The $66.4 billion alcohol industry is having trouble coping with the new fashion, which neither it nor any other group predicted. While bottled water soared (see chart), distilled-spirits consumption fell from 2.88 gal. per adult in 1974 to 2.46 gal. in 1984. Brewers registered their first (though slight) slump since 1957--from 36.9 gal. per person in 1980 to 35.1 gal. in 1984--despite the introduction of low-alcohol brews like Anheuser-Busch's year-old LA. Wine growth, which experienced significant leaps in the 1970s, has slowed. One reason: the industry was late in developing softer lines. The Seagram Co. Ltd., the Montreal-based distillery giant, has become the second- largest American wine producer; it owns both Paul Masson and Taylor wines, along with some 100 other spirits. To woo the yuppie sweet tooth, many distillers are marketing unusual-flavor drinks much lower than liquor in alcohol content. Bailey's Original Irish Cream Liqueur (whiskey, chocolate and cream) and Hublein's Long Island Iced Tea (vodka, gin, tequila, rum and triple sec) are successful examples.
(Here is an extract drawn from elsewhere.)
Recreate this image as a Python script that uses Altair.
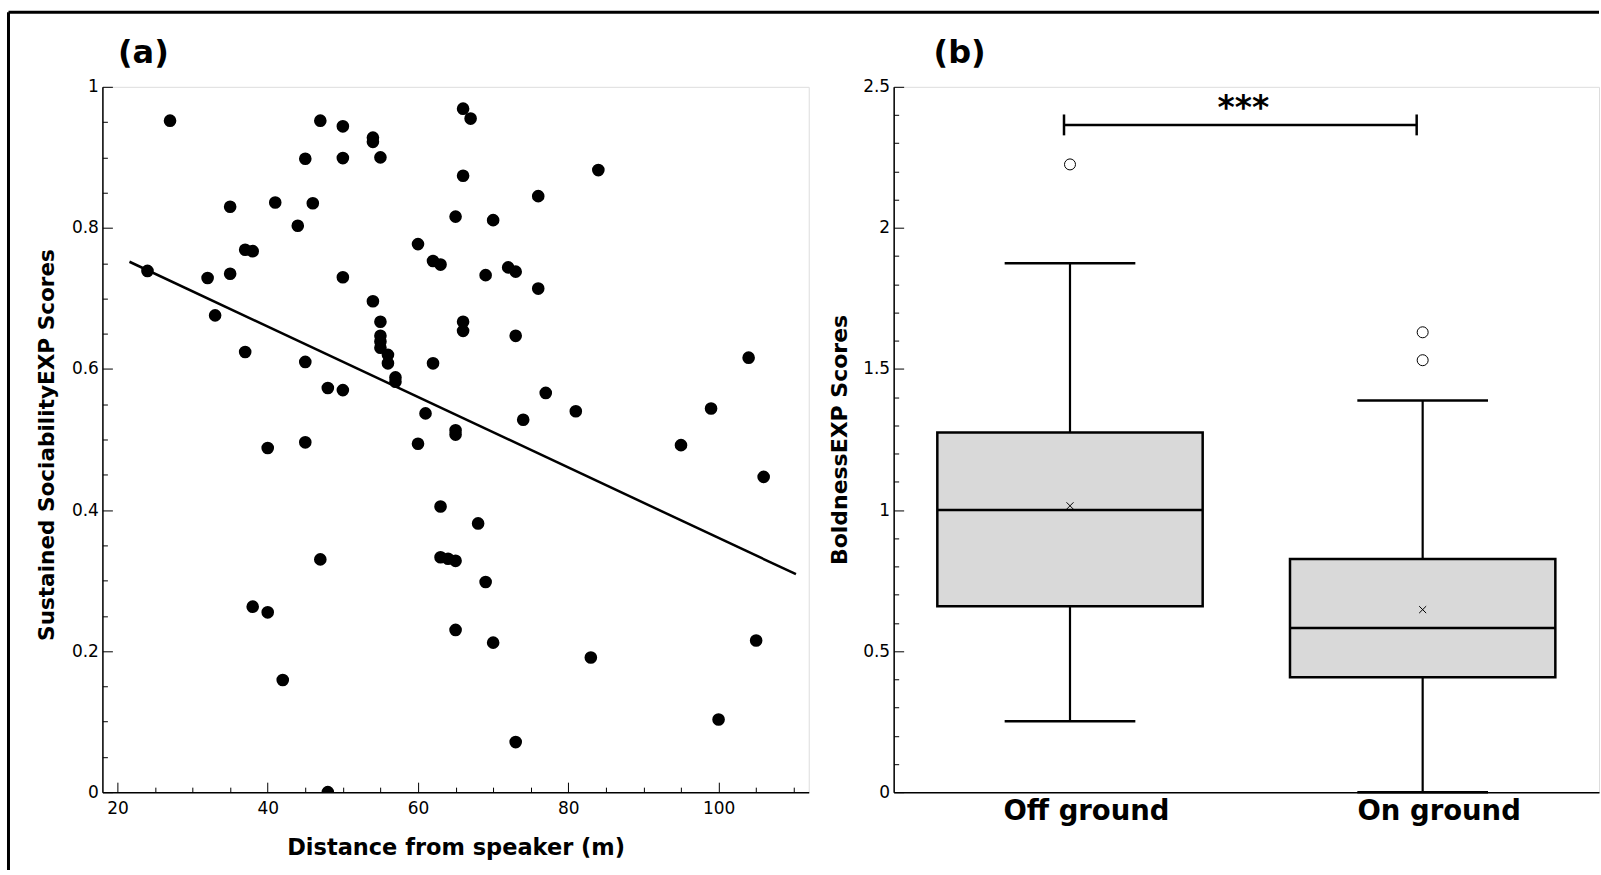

Drinkers are cutting down on quantity and going for quality, a shift that is nowhere clearer than in the wine industry. While consumption grew only slightly, sales jumped from $6.2 billion in 1980 to $8.2 billion last year. "Wine has history, romance and a lot of glandular stuff," says Terrance Clancy, president of Napa Valley's Calloway Vineyards. "Eighty-three means something different than '82. I haven't heard of many people going to gin- tasting courses."

Other marketing strategies are aimed at more temperate consumers. Introduced only last year, St. Regis, the first mass-market nonalcoholic vintage, which some tasters rate as similar to a fruity Chenin Blanc, already has a following and is selling briskly. In the three years since they hit the market, some 40 brands of wine coolers--carbonated mixtures of fruit juice and wine only half as potent as vin ordinaire--have captured 5% to 8% of the wine business.

Since 1972, the vineyards have been attracting baby boomers with the so- called blush wines. Made from such red grapes as Zinfandel or Pinot Noir, this wine is kept a pale salmon-pink by removing the skins, pulp and seeds from the juice before they darken the liquid. The result: a wine that tastes like a white and lacks the flowery bouquet of a rose. The Wine Growers of California are negotiating with Julia Child to tout their vintages on TV ads come September. Says William Young, western division president of D'Arcy MacManus Masius, the Wine Growers' advertising firm for the commercials: "We're trying to make Americans understand that wine enhances food, and that's where to use it."